## WHAT IS EXPECTED
Reproduce each line bearing the word "this".

■ ■ ■ ■ ■

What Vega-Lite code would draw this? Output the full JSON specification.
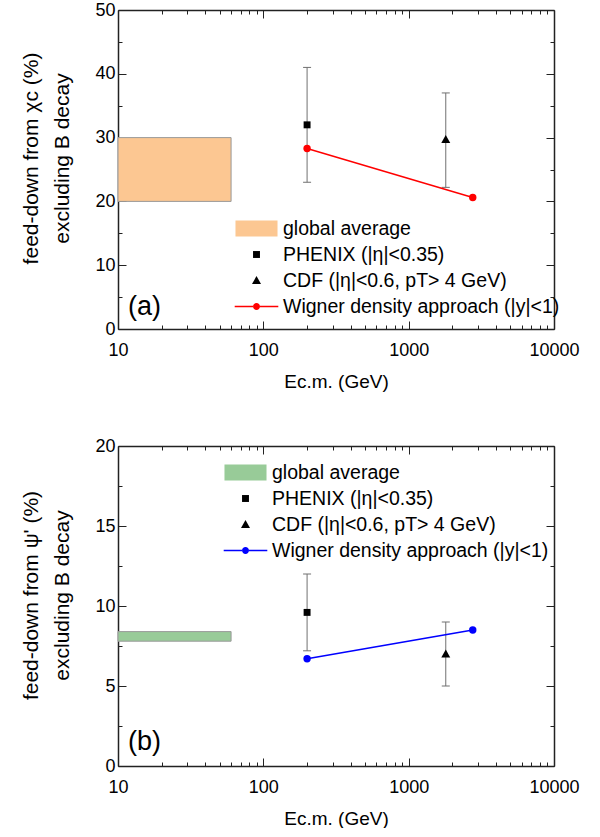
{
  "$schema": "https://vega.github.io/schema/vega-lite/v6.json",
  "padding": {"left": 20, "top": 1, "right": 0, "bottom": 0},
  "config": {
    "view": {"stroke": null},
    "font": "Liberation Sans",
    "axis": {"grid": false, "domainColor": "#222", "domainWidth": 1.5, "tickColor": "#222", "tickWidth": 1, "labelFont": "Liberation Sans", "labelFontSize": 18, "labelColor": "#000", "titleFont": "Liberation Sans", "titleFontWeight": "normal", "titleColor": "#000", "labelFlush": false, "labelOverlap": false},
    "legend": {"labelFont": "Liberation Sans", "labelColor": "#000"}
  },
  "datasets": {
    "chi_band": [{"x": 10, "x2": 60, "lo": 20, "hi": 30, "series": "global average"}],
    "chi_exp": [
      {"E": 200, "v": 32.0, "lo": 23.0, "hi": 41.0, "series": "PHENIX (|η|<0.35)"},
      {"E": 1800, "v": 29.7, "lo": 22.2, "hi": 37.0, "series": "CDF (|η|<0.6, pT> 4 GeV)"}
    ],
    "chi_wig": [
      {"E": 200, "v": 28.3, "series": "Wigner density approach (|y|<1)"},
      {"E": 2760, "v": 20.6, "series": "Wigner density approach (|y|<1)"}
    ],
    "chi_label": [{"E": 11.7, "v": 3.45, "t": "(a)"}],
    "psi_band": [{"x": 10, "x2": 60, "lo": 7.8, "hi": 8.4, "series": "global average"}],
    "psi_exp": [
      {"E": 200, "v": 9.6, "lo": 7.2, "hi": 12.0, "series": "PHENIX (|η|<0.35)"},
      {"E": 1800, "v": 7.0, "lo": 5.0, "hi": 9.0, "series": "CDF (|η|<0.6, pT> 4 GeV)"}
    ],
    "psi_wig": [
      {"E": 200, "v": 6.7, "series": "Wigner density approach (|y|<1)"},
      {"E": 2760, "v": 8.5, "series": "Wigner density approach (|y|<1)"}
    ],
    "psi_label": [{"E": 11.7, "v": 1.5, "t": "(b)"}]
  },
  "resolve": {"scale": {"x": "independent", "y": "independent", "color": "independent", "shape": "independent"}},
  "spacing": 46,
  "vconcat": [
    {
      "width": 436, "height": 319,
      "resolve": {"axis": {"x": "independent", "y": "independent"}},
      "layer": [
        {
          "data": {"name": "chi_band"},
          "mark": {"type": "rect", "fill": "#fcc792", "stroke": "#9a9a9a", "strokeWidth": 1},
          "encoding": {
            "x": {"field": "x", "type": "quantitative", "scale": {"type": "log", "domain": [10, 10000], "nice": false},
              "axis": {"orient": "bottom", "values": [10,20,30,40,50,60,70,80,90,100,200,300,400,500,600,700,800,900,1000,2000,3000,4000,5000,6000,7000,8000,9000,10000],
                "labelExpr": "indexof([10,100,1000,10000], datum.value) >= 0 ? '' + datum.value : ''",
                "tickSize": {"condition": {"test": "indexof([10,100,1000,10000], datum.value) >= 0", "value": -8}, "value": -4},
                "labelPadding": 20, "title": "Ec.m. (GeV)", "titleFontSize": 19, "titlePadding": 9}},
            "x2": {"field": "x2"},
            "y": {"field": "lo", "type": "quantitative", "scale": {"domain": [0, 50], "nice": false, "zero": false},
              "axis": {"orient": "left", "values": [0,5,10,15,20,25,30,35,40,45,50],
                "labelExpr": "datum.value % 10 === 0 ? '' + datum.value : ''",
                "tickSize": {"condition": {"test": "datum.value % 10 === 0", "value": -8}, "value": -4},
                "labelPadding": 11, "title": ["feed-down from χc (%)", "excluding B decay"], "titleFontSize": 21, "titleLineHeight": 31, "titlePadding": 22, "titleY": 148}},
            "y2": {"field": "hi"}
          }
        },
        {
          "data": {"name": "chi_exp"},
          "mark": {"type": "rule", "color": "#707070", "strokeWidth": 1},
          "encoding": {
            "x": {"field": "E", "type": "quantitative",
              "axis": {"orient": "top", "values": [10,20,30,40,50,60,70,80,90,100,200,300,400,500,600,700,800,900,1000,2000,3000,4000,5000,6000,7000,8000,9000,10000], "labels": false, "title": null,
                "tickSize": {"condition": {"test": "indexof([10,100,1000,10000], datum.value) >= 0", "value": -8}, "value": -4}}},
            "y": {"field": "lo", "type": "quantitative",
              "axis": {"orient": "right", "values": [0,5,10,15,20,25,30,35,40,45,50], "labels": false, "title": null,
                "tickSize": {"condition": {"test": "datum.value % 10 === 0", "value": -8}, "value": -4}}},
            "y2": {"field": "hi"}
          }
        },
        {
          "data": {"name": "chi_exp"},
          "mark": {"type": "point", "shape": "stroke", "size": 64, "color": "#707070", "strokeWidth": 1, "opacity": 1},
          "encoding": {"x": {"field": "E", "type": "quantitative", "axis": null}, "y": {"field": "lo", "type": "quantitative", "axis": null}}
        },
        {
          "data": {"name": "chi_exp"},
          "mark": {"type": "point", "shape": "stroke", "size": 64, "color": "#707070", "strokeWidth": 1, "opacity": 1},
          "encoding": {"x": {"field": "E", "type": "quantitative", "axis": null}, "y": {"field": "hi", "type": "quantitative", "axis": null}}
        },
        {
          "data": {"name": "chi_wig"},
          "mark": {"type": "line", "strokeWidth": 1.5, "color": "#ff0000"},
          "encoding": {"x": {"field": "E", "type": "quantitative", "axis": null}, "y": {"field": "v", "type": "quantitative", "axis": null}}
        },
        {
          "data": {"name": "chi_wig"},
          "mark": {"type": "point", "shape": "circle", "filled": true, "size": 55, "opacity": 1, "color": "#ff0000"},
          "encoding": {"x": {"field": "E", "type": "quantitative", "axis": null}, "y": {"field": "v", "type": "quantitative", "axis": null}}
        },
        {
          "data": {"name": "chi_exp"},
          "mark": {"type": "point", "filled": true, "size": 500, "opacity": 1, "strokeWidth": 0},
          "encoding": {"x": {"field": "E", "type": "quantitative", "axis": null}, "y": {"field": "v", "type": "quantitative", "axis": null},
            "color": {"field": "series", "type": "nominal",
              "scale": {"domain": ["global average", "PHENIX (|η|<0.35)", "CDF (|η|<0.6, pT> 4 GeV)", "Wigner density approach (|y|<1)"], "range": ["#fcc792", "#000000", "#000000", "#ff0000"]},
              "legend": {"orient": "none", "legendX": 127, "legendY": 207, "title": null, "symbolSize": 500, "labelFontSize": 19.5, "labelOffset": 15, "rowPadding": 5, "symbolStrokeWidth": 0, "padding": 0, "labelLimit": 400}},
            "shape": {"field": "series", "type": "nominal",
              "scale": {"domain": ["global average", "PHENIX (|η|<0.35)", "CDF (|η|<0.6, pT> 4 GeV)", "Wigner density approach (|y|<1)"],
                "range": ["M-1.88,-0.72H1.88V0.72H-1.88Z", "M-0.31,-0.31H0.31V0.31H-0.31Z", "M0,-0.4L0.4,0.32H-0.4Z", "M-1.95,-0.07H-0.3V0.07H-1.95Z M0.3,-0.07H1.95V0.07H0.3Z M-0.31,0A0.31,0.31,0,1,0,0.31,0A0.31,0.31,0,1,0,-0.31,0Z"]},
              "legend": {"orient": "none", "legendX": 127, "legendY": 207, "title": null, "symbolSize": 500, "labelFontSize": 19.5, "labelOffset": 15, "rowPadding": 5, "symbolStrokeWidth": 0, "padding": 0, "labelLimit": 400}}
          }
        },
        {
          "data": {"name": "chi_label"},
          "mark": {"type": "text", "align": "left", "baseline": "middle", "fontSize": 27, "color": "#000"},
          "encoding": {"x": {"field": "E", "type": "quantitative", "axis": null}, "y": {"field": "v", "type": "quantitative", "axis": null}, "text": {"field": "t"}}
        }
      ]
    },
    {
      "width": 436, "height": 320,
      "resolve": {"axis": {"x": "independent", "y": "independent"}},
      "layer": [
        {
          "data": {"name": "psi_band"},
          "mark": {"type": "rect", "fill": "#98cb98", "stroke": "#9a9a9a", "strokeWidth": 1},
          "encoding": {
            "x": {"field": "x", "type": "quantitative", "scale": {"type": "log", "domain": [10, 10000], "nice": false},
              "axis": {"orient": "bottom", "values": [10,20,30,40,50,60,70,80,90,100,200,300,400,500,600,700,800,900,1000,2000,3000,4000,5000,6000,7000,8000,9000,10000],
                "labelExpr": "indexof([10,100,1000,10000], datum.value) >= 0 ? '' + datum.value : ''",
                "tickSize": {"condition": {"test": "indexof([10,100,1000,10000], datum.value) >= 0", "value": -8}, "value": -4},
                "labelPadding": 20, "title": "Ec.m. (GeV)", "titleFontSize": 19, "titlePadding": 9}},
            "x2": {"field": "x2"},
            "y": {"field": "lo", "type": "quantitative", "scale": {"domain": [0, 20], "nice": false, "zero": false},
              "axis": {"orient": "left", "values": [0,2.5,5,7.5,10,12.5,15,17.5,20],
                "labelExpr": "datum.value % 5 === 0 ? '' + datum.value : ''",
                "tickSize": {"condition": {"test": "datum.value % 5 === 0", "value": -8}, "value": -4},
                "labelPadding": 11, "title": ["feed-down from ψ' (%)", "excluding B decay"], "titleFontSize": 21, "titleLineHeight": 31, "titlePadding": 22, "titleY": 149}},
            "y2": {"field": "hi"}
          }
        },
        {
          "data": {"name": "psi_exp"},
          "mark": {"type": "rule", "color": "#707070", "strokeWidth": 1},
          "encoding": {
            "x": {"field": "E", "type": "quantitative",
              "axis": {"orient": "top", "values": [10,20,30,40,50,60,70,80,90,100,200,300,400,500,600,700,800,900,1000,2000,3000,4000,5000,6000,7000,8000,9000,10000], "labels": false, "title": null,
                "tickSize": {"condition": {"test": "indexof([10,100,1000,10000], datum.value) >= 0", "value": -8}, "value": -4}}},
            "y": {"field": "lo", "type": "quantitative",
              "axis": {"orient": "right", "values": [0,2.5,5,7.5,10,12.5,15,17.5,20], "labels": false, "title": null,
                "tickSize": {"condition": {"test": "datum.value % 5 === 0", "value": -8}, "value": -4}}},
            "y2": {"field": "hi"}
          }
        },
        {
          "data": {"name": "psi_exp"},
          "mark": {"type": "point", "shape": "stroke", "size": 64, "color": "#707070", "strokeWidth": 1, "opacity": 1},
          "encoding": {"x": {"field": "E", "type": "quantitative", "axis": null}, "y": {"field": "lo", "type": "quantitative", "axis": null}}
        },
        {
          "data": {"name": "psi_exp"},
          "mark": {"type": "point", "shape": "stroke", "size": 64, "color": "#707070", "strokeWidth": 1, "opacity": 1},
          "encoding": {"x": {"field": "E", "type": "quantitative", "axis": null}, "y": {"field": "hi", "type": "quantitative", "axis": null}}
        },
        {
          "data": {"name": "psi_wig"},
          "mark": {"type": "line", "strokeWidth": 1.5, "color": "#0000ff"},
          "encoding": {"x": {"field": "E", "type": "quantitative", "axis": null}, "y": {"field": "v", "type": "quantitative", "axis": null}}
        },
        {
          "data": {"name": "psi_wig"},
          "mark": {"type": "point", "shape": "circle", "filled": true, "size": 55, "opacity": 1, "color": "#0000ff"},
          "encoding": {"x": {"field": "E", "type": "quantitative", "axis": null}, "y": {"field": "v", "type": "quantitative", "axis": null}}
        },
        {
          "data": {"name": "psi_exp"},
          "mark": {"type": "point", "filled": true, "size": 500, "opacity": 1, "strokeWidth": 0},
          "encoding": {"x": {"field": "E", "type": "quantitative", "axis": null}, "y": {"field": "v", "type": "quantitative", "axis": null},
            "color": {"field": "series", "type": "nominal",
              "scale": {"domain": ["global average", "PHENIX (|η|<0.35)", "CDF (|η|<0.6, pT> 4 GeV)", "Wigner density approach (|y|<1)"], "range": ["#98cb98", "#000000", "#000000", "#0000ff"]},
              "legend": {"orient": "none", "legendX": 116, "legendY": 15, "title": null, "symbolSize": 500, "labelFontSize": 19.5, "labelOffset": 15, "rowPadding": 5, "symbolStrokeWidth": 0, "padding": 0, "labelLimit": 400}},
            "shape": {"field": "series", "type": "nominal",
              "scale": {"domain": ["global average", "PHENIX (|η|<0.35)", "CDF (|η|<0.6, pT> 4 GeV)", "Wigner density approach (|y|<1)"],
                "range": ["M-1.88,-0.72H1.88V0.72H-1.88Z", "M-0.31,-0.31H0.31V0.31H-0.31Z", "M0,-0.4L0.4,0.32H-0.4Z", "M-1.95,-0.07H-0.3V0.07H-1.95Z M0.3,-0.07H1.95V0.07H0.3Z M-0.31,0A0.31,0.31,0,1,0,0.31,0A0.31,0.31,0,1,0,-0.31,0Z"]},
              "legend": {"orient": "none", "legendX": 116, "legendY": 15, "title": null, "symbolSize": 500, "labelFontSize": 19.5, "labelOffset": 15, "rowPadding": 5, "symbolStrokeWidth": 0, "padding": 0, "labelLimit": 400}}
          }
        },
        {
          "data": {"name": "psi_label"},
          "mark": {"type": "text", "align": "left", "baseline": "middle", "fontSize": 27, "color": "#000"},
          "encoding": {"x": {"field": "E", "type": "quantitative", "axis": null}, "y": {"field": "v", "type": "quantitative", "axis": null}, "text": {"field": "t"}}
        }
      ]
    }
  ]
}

■ ■ ■ ■ ■

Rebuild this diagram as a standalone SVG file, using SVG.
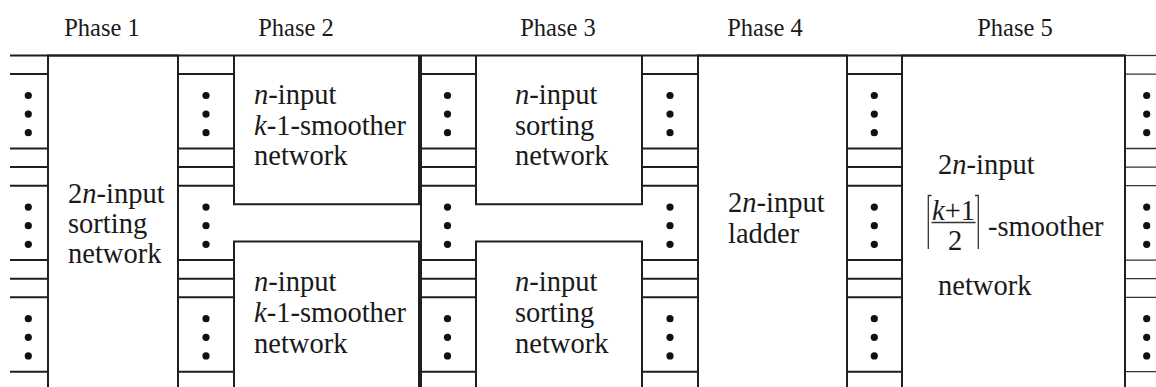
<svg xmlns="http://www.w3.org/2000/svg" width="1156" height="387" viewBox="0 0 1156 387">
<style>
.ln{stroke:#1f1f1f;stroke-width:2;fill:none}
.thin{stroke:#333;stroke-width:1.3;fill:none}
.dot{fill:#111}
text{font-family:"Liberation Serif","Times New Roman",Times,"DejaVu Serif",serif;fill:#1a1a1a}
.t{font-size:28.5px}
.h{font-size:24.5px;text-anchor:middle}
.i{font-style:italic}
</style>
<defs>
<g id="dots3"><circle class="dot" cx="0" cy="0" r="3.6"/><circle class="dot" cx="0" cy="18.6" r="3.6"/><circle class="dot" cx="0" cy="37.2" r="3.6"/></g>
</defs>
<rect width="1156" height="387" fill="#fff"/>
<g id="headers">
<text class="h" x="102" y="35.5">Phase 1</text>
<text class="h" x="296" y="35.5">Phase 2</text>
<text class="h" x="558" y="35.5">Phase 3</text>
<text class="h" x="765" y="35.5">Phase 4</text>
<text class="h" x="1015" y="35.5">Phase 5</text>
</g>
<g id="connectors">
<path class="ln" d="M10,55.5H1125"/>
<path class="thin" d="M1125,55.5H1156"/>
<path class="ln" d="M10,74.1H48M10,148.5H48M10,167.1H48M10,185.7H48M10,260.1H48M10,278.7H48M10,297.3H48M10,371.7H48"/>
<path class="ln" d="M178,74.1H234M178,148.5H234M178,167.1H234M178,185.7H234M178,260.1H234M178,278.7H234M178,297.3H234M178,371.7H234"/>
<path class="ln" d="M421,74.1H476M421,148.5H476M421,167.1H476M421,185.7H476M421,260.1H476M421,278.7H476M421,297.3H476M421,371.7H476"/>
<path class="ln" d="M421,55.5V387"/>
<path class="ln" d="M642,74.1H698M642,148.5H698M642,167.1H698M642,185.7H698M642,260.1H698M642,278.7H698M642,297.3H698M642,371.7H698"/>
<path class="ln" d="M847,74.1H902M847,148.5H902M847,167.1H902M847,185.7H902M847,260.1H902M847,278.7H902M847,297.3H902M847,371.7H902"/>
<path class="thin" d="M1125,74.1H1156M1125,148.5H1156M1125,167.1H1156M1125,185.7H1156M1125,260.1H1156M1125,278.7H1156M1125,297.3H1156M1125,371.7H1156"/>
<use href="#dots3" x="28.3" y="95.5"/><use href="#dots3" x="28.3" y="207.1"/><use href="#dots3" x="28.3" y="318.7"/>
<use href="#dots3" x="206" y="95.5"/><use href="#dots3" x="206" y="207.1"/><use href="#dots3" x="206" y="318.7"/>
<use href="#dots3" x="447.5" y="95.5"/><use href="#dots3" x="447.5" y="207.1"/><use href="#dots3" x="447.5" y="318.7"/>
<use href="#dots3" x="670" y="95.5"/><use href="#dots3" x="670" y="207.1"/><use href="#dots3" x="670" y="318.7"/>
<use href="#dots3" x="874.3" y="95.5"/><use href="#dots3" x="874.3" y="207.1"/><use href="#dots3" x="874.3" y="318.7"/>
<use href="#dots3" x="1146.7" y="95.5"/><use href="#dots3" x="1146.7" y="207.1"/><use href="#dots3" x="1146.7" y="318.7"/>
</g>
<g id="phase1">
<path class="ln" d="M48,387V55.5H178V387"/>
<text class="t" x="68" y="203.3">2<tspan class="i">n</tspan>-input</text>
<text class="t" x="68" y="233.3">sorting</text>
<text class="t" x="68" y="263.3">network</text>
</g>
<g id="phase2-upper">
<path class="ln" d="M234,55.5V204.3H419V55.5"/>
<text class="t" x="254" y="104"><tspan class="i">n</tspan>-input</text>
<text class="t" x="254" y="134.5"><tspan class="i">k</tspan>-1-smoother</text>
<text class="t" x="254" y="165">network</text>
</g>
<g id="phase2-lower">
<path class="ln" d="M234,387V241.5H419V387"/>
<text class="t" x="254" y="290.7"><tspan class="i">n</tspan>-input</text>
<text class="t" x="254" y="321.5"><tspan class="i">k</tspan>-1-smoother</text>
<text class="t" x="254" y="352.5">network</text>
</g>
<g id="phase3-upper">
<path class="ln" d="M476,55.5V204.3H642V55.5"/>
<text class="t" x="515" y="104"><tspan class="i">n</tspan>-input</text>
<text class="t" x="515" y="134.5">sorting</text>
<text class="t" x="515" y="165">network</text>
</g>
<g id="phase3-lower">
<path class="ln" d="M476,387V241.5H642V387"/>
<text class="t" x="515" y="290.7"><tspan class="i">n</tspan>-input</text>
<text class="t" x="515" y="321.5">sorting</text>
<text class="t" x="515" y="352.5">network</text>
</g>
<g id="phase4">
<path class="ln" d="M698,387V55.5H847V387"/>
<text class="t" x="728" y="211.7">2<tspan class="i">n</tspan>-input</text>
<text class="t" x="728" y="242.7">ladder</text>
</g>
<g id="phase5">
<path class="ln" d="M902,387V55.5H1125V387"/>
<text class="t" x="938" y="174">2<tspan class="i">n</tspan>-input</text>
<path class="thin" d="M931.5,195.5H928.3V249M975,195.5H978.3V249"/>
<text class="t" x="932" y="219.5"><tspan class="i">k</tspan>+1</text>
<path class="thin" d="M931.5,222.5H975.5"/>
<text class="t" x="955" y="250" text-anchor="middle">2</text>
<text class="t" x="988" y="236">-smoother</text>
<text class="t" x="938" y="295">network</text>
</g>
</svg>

■ ■ ■ ■ ■

## RESULT
What Vega-Lite code would draw this? Output the full JSON specification.
Rebuild this diagram as a standalone SVG file, using SVG.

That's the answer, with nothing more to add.